La responsabilidad de los periodistas
Las instituciones deberían tener instrumentos para autovigilarse. Está claro que la universidad no cree necesario contar con ellos. En los casos de expedientes académicos fraudulentos, no se habría producido ninguna dimisión si no hubiera sido por el trabajo de los medios de comunicación. «Cada vez que hay un caso de vigilancia hecha por los medios, eso hace que el listón de la moralidad pública sea más alto», dice Gutiérrez-Rubí.
Cortina valora como impresionante el trabajo de los medios en muchos aspectos, pero no oculta que le preocupan los efectos de la saturación, en concreto cuando las tertulias televisivas repiten una y otra vez el mismo tema: «Todo ese empecinamiento de hablar hasta la saciedad tiene que ver también con mantener la audiencia. Pediría a los medios que si el tema se judicializa, dejen que sean los tribunales los que lo resuelvan y vuelvan a hablar de los problemas fundamentales de la sociedad».

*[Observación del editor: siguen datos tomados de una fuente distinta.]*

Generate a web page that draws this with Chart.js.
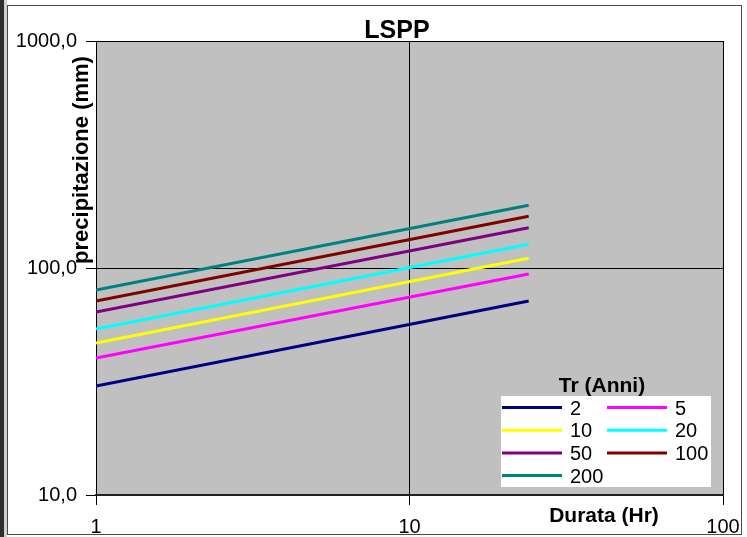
<!DOCTYPE html>
<html>
<head>
<meta charset="utf-8">
<script src="https://cdn.jsdelivr.net/npm/chart.js@4.4.0/dist/chart.umd.min.js"></script>
<style>
  html, body { margin: 0; padding: 0; background: #fff; }
  #wrap { width: 747px; height: 537px; position: relative; }
</style>
</head>
<body>
<div id="wrap"><canvas id="lspp"></canvas></div>
<script>
// durate (ore) e valori
var durations = [1, 24];
var returnPeriods = ['2', '5', '10', '20', '50', '100', '200'];
var tr2 = [30.2, 71.5];
var tr5 = [40.1, 94.1];
var tr10 = [46.7, 110.3];
var tr20 = [53.9, 127.2];
var tr50 = [64.0, 150.5];
var tr100 = [71.5, 169.0];
var tr200 = [80.0, 188.9];
var seriesValues = [tr2, tr5, tr10, tr20, tr50, tr100, tr200];
var seriesColors = ['#000080', '#ff00ff', '#ffff00', '#00ffff', '#800080', '#800000', '#008080'];
var xTicks = [1, 10, 100];
var yTicks = [10, 100, 1000];

var FONT = '"Liberation Sans", Arial, sans-serif';

var datasets = returnPeriods.map(function(tr, i) {
    return {
        label: tr,
        data: durations.map(function(d, j) { return { x: d, y: seriesValues[i][j] }; }),
        borderColor: seriesColors[i],
        backgroundColor: seriesColors[i],
        borderWidth: 3,
        pointRadius: 0,
        tension: 0,
        fill: false
    };
});

// sfondo, cornice e area grigia
var framePlugin = {
    id: 'frame',
    beforeDraw: function(chart) {
        var c = chart.ctx, a = chart.chartArea;
        c.save();
        c.fillStyle = '#ffffff';
        c.fillRect(0, 0, chart.width, chart.height);
        c.fillStyle = '#2e2e2e';
        c.fillRect(0, 0, 4, chart.height);
        c.fillStyle = '#cfcfcf';
        c.fillRect(4, 0, 3, chart.height);
        c.strokeStyle = '#4a4a4a';
        c.lineWidth = 1;
        c.strokeRect(7.5, 5.5, 734, 529);
        c.fillStyle = '#c0c0c0';
        c.fillRect(a.left, a.top, a.right - a.left, a.bottom - a.top);
        c.restore();
    }
};

// titoli e legenda
var textPlugin = {
    id: 'texts',
    afterDraw: function(chart) {
        var c = chart.ctx;
        c.save();
        c.fillStyle = '#000';
        c.textAlign = 'center';
        c.textBaseline = 'alphabetic';
        c.font = 'bold 25px ' + FONT;
        c.fillText('LSPP', 397, 38);

        c.font = 'bold 21px ' + FONT;
        c.fillText('Durata (Hr)', 604, 522);

        c.save();
        c.translate(88, 160);
        c.rotate(-Math.PI / 2);
        c.font = 'bold 22px ' + FONT;
        c.fillText('precipitazione (mm)', 0, 0);
        c.restore();

        // legenda
        c.fillStyle = '#ffffff';
        c.fillRect(501, 396, 210, 91);
        c.fillStyle = '#000';
        c.font = 'bold 21px ' + FONT;
        c.fillText('Tr (Anni)', 602, 392);
        c.font = '20px ' + FONT;
        c.textAlign = 'left';
        c.textBaseline = 'middle';
        chart.data.datasets.forEach(function(ds, i) {
            var col = i % 2, row = Math.floor(i / 2);
            var x = 502 + col * 105;
            var y = 407.5 + row * 22.7;
            c.strokeStyle = ds.borderColor;
            c.lineWidth = 3;
            c.beginPath();
            c.moveTo(x, y);
            c.lineTo(x + 60, y);
            c.stroke();
            c.fillStyle = '#000';
            c.fillText(ds.label, x + 68, y + 1.5);
        });
        c.restore();
    }
};

var ctx = document.getElementById('lspp').getContext('2d');
var chart = new Chart(ctx, {
    type: 'line',
    data: { datasets: datasets },
    plugins: [framePlugin, textPlugin],
    options: {
        responsive: true,
        maintainAspectRatio: false,
        animation: false,
        layout: { padding: { top: 41, right: 24, left: 0, bottom: 0 } },
        plugins: {
            legend: { display: false },
            title: { display: false },
            tooltip: { enabled: false }
        },
        scales: {
            x: {
                type: 'logarithmic',
                min: 1,
                max: 100,
                afterBuildTicks: function(s) { s.ticks = xTicks.map(function(v) { return { value: v }; }); },
                afterFit: function(s) {
                    s.height = 42;
                    s.paddingLeft = 0;
                    s.paddingRight = 0;
                },
                ticks: {
                    color: '#000',
                    font: { family: FONT, size: 20 },
                    padding: 10,
                    maxRotation: 0,
                    autoSkip: false,
                    callback: function(v) { return String(v); }
                },
                grid: { color: '#000', lineWidth: 1, tickLength: 10, tickColor: '#000' },
                border: { color: '#222', width: 2 }
            },
            y: {
                type: 'logarithmic',
                min: 10,
                max: 1000,
                afterBuildTicks: function(s) { s.ticks = yTicks.map(function(v) { return { value: v }; }); },
                afterFit: function(s) { s.width = 96; },
                ticks: {
                    color: '#000',
                    font: { family: FONT, size: 20 },
                    padding: 9,
                    autoSkip: false,
                    callback: function(v) { return Number(v).toFixed(1).replace('.', ','); }
                },
                grid: { color: '#000', lineWidth: 1, tickLength: 10, tickColor: '#000' },
                border: { color: '#000', width: 1 }
            }
        }
    }
});
</script>
</body>
</html>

Aun así, la exigencia desde los medios, o en algunos casos de algunos medios, de hacer algo al respecto es bien recibida en general. «Los periodistas tienen una credibilidad mucho más alta que los políticos en los sondeos», explica Toharia. «Son los que dan la alerta cuando algo malo ocurre». Cuenta que los periodistas están en la mitad de la tabla de las profesiones por su valoración social: «Los políticos salen los últimos, junto a las entidades financieras y los obispos».
Por impactante que sea, la dimisión no es el final del problema sobre la limpieza de la política. No es la solución si hablamos de problemas estructurales de la sociedad. La realidad es que los políticos no solventarán sus problemas de credibilidad con más dimisiones, aunque eso mantenga muy ocupados a periodistas y jueces. La sociedad aspira a que su voto sirva para solucionar cuestiones gravísimas que castigan a su vida cotidiana, y no están viendo que eso ocurra. El problema de los políticos empieza ahí.